**Directive:** Extract each line bearing the word "this".

**Exercise data:**
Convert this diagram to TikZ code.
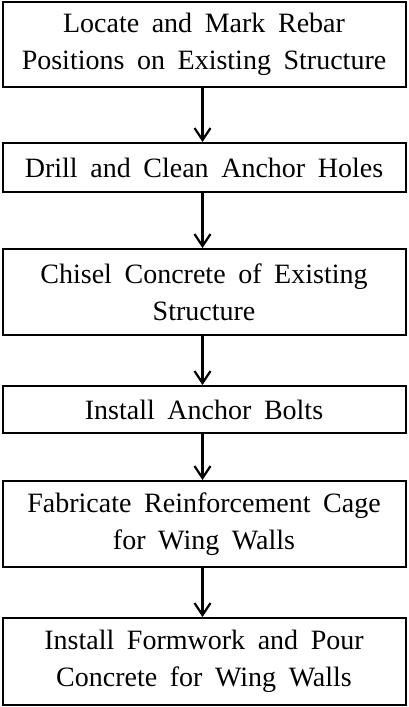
\documentclass[tikz,border=0pt]{standalone}
\usepackage{fontspec}
\setmainfont[WordSpace=1.8]{Liberation Serif}
\usetikzlibrary{arrows.meta}

\begin{document}
\begin{tikzpicture}[x=1pt, y=-1pt, >={Straight Barb[length=12pt,width=16pt]},
  stepbox/.style={draw, line width=2pt, minimum width=403pt, inner sep=0pt,
    align=center, font=\fontsize{28}{37}\selectfont}]
  \useasboundingbox (0,0) rectangle (409,707);
  % process steps, top and bottom edge of each box
  \foreach \n/\yt/\yb/\txt in {
      loc/2/87/{Locate and Mark Rebar\\Positions on Existing Structure},
      drill/143/192/{Drill and Clean Anchor Holes},
      chisel/249/335/{Chisel Concrete of Existing\\Structure},
      bolts/386/433/{Install Anchor Bolts},
      cage/481/567/{Fabricate Reinforcement Cage\\for Wing Walls},
      pour/618/705/{Install Formwork and Pour\\Concrete for Wing Walls}}{
    \node[stepbox, minimum height=\yb-\yt] (\n) at (204,{(\yt+\yb)/2}) {\txt};
  }
  % flow arrows
  \foreach \s/\t in {loc/drill, drill/chisel, chisel/bolts, bolts/cage, cage/pour}{
    \draw[->, line width=2.2pt] ([xshift=-1.5pt]\s.south) -- ([xshift=-1.5pt]\t.north);
  }
\end{tikzpicture}
\end{document}
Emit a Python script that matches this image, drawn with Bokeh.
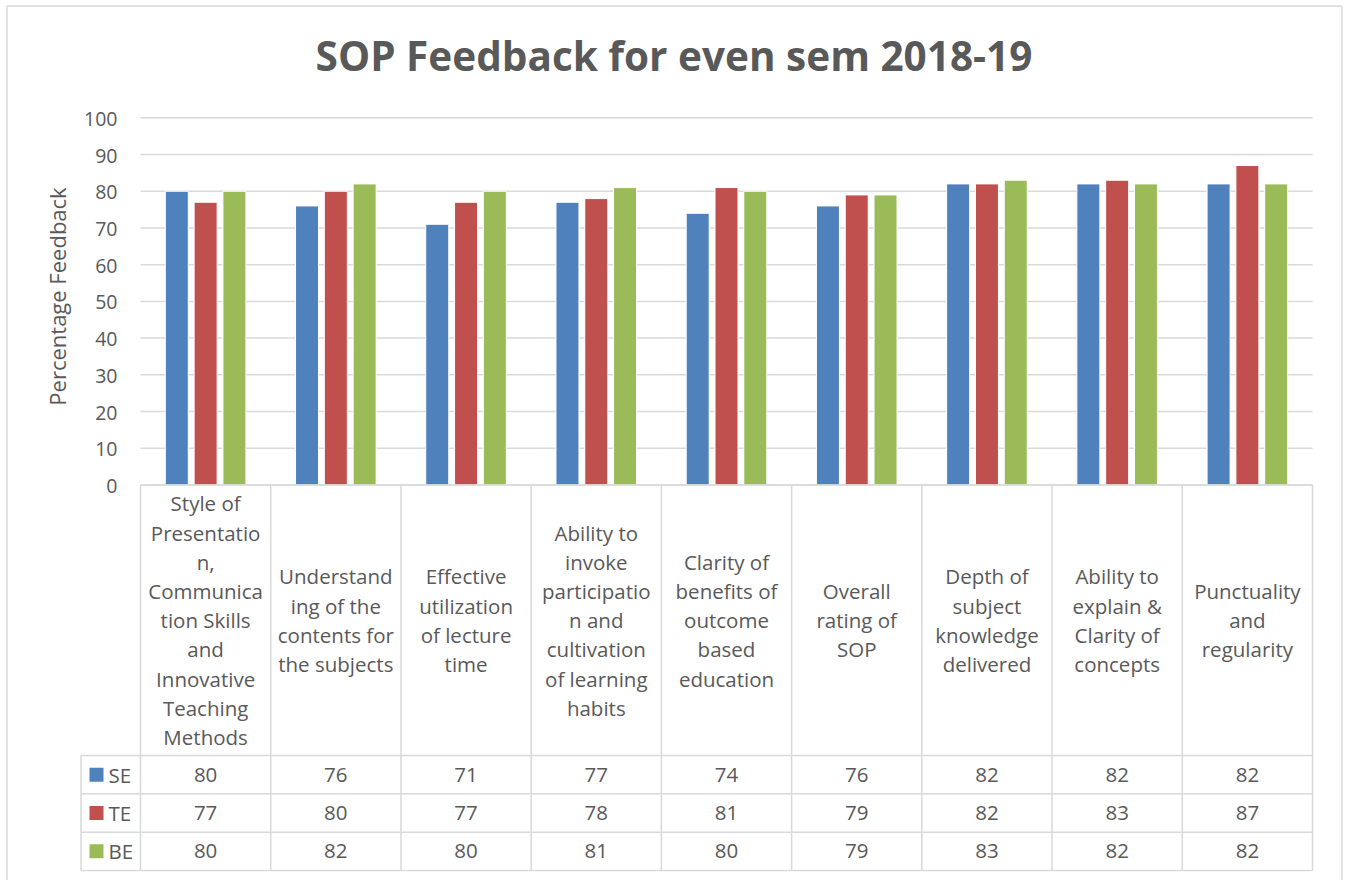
from bokeh.plotting import figure
from bokeh.models import Range1d
from bokeh.core.properties import value
from bokeh.embed import file_html
from bokeh.resources import INLINE

# ---------------- data ----------------
title_text = "SOP Feedback for even sem 2018-19"
y_axis_title = "Percentage Feedback"

categories = [
    "Style of Presentation, Communication Skills and Innovative Teaching Methods",
    "Understanding of the contents for the subjects",
    "Effective utilization of lecture time",
    "Ability to invoke participation and cultivation of learning habits",
    "Clarity of benefits of outcome based education",
    "Overall rating of SOP",
    "Depth of subject knowledge delivered",
    "Ability to explain & Clarity of concepts",
    "Punctuality and regularity",
]
# category labels as wrapped in the chart's data table
category_lines = [
    ["Style of", "Presentatio", "n,", "Communica", "tion Skills", "and", "Innovative", "Teaching", "Methods"],
    ["Understand", "ing of the", "contents for", "the subjects"],
    ["Effective", "utilization", "of lecture", "time"],
    ["Ability to", "invoke", "participatio", "n and", "cultivation", "of learning", "habits"],
    ["Clarity of", "benefits of", "outcome", "based", "education"],
    ["Overall", "rating of", "SOP"],
    ["Depth of", "subject", "knowledge", "delivered"],
    ["Ability to", "explain &", "Clarity of", "concepts"],
    ["Punctuality", "and", "regularity"],
]
series_names = ["SE", "TE", "BE"]
se_values = [80, 76, 71, 77, 74, 76, 82, 82, 82]
te_values = [77, 80, 77, 78, 81, 79, 82, 83, 87]
be_values = [80, 82, 80, 81, 80, 79, 83, 82, 82]
y_ticks = [0, 10, 20, 30, 40, 50, 60, 70, 80, 90, 100]

# ---------------- styling / layout ----------------
series_values = [se_values, te_values, be_values]
series_colors = ["#4F81BD", "#C0504D", "#9BBB59"]
TEXT = "#595959"
GRID = "#D9D9D9"
FONT = "Open Sans"

W, H = 1348, 880
PAGE_X0, PAGE_Y0 = 0, 0
PLOT_L, PLOT_R = 140.0, 1312.0
Y0_PX, Y100_PX = 484.5, 117.3
n = len(categories)
cat_w = (PLOT_R - PLOT_L) / n
ppu = (Y0_PX - Y100_PX) / 100.0


def X(px):
    return (px - PLOT_L) / cat_w


def Y(py):
    return (Y0_PX - py) / ppu


p = figure(
    width=W, height=H,
    x_range=Range1d(X(PAGE_X0), X(PAGE_X0 + W)),
    y_range=Range1d(Y(PAGE_Y0 + H), Y(PAGE_Y0)),
    x_axis_type=None, y_axis_type=None,
    toolbar_location=None, output_backend="svg",
    min_border=0, outline_line_color=None,
    background_fill_color="white", border_fill_color="white",
)

# outer chart border (top, left, right)
BL, BT, BR, BB = 6.5, 5.5, 1341.5, 880.0
p.segment(x0=[X(BL), X(BL), X(BR)], y0=[Y(BT), Y(BT), Y(BT)],
          x1=[X(BR), X(BL), X(BR)], y1=[Y(BT), Y(BB), Y(BB)],
          line_color=GRID, line_width=1.5)

# horizontal gridlines
p.segment(x0=[0] * len(y_ticks), y0=y_ticks, x1=[n] * len(y_ticks), y1=y_ticks,
          line_color=GRID, line_width=1.5)

# y tick labels (y is the visual centre of the digits)
p.text(x=[X(117)] * len(y_ticks), y=[t - 1.0 / ppu for t in y_ticks],
       text=[str(t) for t in y_ticks], text_font=value(FONT), text_font_size="19.5px",
       text_color=TEXT, text_align="right", text_baseline="alphabetic")

# y axis title
p.text(x=[X(56)], y=[Y(296)], text=[y_axis_title], angle=1.5707963,
       text_font=value(FONT), text_font_size="22px", text_color=TEXT,
       text_align="center", text_baseline="alphabetic")

# title
p.text(x=[X(673.5)], y=[Y(55)], text=[title_text], text_font=value(FONT),
       text_font_size="40.5px", text_font_style="bold", text_color=TEXT,
       text_align="center", text_baseline="alphabetic")

# bars
bar_w = 23.0 / cat_w
step = 28.8 / cat_w
for j, (vals, col) in enumerate(zip(series_values, series_colors)):
    xs = [i + 0.5 + (j - 1) * step for i in range(n)]
    p.vbar(x=xs, top=vals, bottom=0, width=bar_w, fill_color=col,
           line_color="white", line_width=1)

# ---------------- data table ----------------
ROW_TOPS = [755.0, 793.3, 831.7]
TABLE_BOTTOM = 870.0
TABLE_LEFT = 80.5
# axis line / header top
p.segment(x0=[0], y0=[0], x1=[n], y1=[0], line_color=GRID, line_width=1.5)
# vertical lines of category columns
p.segment(x0=list(range(n + 1)), y0=[0] * (n + 1), x1=list(range(n + 1)),
          y1=[Y(TABLE_BOTTOM)] * (n + 1), line_color=GRID, line_width=1.5)
# horizontal lines of the table rows
hl = ROW_TOPS + [TABLE_BOTTOM]
p.segment(x0=[X(TABLE_LEFT)] * len(hl), y0=[Y(v) for v in hl], x1=[n] * len(hl),
          y1=[Y(v) for v in hl], line_color=GRID, line_width=1.5)
# left border of series column
p.segment(x0=[X(TABLE_LEFT)], y0=[Y(ROW_TOPS[0])], x1=[X(TABLE_LEFT)], y1=[Y(TABLE_BOTTOM)],
          line_color=GRID, line_width=1.5)

# category labels in header
HEADER_C = (Y0_PX + ROW_TOPS[0]) / 2.0
LINE_H = 29.2
cx, cy, ct = [], [], []
for i, lines in enumerate(category_lines):
    m = len(lines)
    for k, line in enumerate(lines):
        cpx = HEADER_C + (k - (m - 1) / 2.0) * LINE_H
        cx.append(i + 0.5)
        cy.append(Y(cpx))
        ct.append(line)
p.text(x=cx, y=cy, text=ct, text_font=value(FONT), text_font_size="20.5px",
       text_color=TEXT, text_align="center", text_baseline="alphabetic")

# rows: swatch, series name, values
row_bounds = ROW_TOPS + [TABLE_BOTTOM]
vx, vy, vt = [], [], []
for r, (name, vals, col) in enumerate(zip(series_names, series_values, series_colors)):
    rc = (row_bounds[r] + row_bounds[r + 1]) / 2.0
    p.scatter(x=[X(96)], y=[Y(rc)], marker="square", size=14, fill_color=col, line_color=None)
    p.text(x=[X(108)], y=[Y(rc)], text=[name], text_font=value(FONT),
           text_font_size="20.5px", text_color=TEXT, text_align="left",
           text_baseline="alphabetic")
    for i, v in enumerate(vals):
        vx.append(i + 0.5)
        vy.append(Y(rc))
        vt.append(str(v))
p.text(x=vx, y=vy, text=vt, text_font=value(FONT), text_font_size="20.5px",
       text_color=TEXT, text_align="center", text_baseline="alphabetic")

open("out.html", "w").write(file_html(p, INLINE))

**Task answer:**
Convert this diagram to TikZ code.
Emit a Python script that matches this image, drawn with Bokeh.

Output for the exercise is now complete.